BT might have been up to its neck in debt and all adrift at sea at the time Mr Verwaayen took over, but at least it had the advantage of a captive customer base to keep paying the wages. Alcatel-Lucent must compete on the global stage against some of the most innovative, low-cost and fast moving companies in the world.

Still, you can see the attraction to Mr Verwaayen. He's been kicking his heels in the three months since he left BT, wondering what to do with the rest of his life. Refreshing though it has been, there's only so much lying by the pool side an operator as energetic as Mr Verwaayen can take.

Disappointment in the City with a recent trading update has slightly tarnished the once universally glowing assessments of his record at BT, but on the whole he left the company in considerably better shape than he found it. During his time there, he also built up its fast growing business services division virtually from scratch, finally giving the company the global footprint it had for so long sought.

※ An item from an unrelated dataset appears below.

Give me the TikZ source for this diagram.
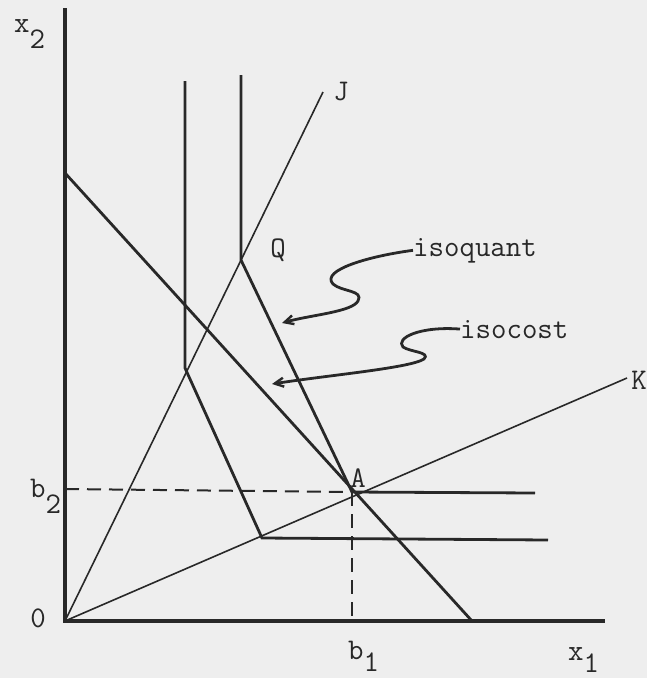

In Alcatel-Lucent, Mr Verwaayen sees similar opportunity for revival and transformation. In the new chairman, Philippe Camus, he also sees parallels with his relationship with Sir Christopher Bland, the industrialist who brought Mr Verwaayen into BT with a similar turnaround brief as he has been given now. As it happens, Mr Verwaayen once worked for Lucent, though he says that the company he's charged with today is unrecognisable from the one he remembers from back then.

Mr Verwaayen's first task is to get the French and the Americans to work together as one. If he manages it, it will be something of a first. Yet it would be unwise to underestimate him, as many in the City did when he first arrived at BT. One analyst famously dismissed him as a "jumped-up little Dutchman". He was soon forced to eat his words.